I just got back from the US after Hack Day and I’ve been away a while and I’d forgotten what a wreck my flat had become in the build-up to Future of Web Apps. Anyway, I’d been recently introduced to the OSX time-lapse app Gawker and I sort of wondered whether making a bit of a performance out of the whole thing might be a suitable self-motivator! And it totally was! Here’s the result – two hours of post-work cleaning in sixty seconds! And now with added Hoff! Why don’t you have a go too? I love the idea of a whole Internet full of performance cleaning.
There’s a slightly higher quality version in Quicktime of the whole thing here: Cleaning my flat in sixty seconds.
29 replies on “Clean your flat in sixty seconds…”
hmm, I swear there was some subliminal messaging in there..
Tom, that was worthy of my highest praise.
That was whedon.
i spy the hoff!
Sweet! Love all the resulting subliminal-ness.
I could be dreaming, but I just saw David – The Hoff – Hasselhof in your kitchen.
please dont blipvert me with the Hoff, it sets off my seizures
Cool, the Benny Hill music popped into my head while watching it 🙂
For some reason I have an urge to keep visiting http:www.plasticbag.org.
With the // missing. Must be subliminal. 🙂
haha… excellent… love the subliminal frames snuck in there!!
good, but not sure about the nightrider music – I think what with the high speediness of the film you should of used something like the wonder woman theme tune!
“It’s only bloody Hoff day!”
Oh and you have the same Microwave as me…
Brilliant!! i am so going to do this myself. if nothing else it will disabuse my mum of the idea that i never clean.
I don’t have the eyesight (or history), but I’ve had two friends ask me if you’re rolling a joint at 1:02.
Fantastic Mr C *applause*
Bloody brilliant. I just watched it listening to the Wonder Woman theme and Stuart’s intuition was right – it’s perfect!
Heh, that was so much fun.
I am thinking about moving to London – how much does an apartment like yours cost?
Simply superb, although the Hoff Subliminal caused an involuntary shudder.

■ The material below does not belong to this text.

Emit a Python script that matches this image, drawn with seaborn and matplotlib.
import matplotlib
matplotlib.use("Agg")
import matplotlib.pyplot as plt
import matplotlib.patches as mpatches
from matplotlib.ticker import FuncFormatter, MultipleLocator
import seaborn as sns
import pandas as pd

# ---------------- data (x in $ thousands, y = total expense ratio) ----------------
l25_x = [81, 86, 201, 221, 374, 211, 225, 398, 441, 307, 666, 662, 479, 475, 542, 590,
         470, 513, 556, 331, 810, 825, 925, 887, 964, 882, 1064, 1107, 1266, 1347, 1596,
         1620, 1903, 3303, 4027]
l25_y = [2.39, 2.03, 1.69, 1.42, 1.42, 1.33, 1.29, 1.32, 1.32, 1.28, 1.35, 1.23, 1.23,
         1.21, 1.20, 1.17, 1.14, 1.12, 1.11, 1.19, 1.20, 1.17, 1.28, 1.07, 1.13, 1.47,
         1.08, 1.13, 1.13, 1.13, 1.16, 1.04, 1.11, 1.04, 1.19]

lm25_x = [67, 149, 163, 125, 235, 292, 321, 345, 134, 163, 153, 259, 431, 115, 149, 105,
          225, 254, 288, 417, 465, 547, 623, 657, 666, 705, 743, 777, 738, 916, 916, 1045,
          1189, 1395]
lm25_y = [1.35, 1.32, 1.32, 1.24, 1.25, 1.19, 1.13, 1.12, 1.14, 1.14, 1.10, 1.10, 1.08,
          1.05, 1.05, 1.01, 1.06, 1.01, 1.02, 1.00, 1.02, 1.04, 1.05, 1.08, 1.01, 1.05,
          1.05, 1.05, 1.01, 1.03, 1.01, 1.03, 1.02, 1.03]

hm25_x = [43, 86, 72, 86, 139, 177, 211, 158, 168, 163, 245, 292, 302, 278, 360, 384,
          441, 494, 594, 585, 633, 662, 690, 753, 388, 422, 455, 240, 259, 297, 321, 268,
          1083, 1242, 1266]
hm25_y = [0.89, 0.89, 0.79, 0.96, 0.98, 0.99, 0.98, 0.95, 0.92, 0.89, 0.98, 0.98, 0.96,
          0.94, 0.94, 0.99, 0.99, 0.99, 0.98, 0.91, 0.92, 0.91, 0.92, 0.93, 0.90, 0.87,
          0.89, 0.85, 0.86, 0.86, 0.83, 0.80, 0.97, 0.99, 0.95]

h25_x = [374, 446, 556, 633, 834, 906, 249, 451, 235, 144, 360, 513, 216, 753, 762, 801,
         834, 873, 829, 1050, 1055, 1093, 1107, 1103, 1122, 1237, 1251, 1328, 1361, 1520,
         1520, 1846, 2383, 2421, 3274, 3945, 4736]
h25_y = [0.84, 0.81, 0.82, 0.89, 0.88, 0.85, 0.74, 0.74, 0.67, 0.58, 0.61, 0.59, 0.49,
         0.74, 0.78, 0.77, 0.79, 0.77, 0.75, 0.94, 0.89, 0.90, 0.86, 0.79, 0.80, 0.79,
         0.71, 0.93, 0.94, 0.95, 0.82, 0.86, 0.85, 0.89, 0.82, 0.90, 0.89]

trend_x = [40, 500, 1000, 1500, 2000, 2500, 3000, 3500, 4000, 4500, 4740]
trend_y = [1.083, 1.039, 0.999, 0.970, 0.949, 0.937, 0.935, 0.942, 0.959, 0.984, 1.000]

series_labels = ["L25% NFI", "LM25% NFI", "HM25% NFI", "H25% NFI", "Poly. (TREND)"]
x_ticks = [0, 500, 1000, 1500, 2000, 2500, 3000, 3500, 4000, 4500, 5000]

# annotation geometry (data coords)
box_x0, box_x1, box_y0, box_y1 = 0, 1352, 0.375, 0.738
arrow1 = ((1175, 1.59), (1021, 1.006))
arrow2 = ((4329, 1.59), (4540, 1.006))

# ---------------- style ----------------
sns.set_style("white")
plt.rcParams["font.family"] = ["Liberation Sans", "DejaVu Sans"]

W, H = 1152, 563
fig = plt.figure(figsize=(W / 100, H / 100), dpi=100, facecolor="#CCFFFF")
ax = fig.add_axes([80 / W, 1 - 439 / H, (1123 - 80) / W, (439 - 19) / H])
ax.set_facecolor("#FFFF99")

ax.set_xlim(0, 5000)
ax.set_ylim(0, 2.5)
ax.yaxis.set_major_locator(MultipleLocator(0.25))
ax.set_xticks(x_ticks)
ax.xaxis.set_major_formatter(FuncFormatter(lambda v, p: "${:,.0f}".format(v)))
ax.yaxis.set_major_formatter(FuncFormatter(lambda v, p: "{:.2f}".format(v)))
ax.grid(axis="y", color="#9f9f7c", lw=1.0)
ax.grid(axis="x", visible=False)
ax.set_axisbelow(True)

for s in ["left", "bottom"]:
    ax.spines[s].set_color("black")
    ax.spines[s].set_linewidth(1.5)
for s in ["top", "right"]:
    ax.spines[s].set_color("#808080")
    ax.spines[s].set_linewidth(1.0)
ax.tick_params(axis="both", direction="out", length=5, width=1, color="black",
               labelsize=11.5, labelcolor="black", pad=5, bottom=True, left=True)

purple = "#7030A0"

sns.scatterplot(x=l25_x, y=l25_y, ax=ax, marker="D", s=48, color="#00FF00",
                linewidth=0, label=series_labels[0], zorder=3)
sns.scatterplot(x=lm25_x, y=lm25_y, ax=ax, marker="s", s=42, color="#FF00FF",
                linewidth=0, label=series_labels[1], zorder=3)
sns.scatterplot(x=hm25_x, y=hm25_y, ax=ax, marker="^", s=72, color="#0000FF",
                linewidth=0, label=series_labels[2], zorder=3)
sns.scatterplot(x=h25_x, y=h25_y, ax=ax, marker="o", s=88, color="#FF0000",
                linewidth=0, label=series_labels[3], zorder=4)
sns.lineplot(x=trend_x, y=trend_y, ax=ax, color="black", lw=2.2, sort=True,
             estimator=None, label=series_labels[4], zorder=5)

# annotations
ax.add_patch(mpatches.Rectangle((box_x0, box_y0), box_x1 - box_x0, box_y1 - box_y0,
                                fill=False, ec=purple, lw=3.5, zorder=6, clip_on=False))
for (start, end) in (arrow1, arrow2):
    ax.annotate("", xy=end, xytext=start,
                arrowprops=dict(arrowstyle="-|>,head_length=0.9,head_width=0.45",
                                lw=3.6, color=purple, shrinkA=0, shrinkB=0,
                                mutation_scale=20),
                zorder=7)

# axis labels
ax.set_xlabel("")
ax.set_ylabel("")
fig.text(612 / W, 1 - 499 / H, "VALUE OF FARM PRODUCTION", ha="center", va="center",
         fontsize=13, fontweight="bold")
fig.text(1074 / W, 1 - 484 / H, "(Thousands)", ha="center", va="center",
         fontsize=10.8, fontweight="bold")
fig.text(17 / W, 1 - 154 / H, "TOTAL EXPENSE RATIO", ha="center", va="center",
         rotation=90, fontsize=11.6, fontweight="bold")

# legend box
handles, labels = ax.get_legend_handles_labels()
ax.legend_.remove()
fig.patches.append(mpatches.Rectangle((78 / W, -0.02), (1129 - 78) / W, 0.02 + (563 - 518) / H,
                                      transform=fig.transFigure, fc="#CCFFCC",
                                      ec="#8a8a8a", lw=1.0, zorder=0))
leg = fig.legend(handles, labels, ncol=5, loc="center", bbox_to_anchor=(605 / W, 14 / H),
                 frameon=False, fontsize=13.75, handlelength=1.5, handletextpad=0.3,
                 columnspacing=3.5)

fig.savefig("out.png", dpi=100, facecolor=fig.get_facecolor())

Glad to see I’m not the only person who cleans by sitting on the floor with a black plastic bag.
Nicely done sir!
Nice one,
Was that the original or a remix of the nightrider theme? What version?
So inspiring! Now I just need to light a candle in respect of my hunk o’ burnin’ love Hasselhoff, watch more episodes of Ze, and keep more on top of plasticbag.org.
…wait. Where’d those thoughts come from?
I think I love you. Lucky for you, I have a boyfriend and live on the other side of the world.
I agree that this – all speeded-up videos in fact – needs Benny Hill music. Gawker should just slap it on there by default I reckon.
That was extremely fantastic.
That was awesome. =)
Nice, and I love the subliminal messages. Those pesky experts say they don’t work, but maybe that’s just what they want you to think.
LOL. That was awesome. And what a motivator for cleaning your place and having fun at the same time!
Hey Tom.
Wanna come over and clean my place? You got a fine technique.
Wow, this wonderful technique could reduce furhter (after smoking, beer, etc) the time spent during sex, till it reaches the bare essential. Fabulous.
I did something similar this summer. It took me three weeks, though, and I definitely wouldn’t have finished cleaning if I hadn’t been making a movie of it: room cleaning.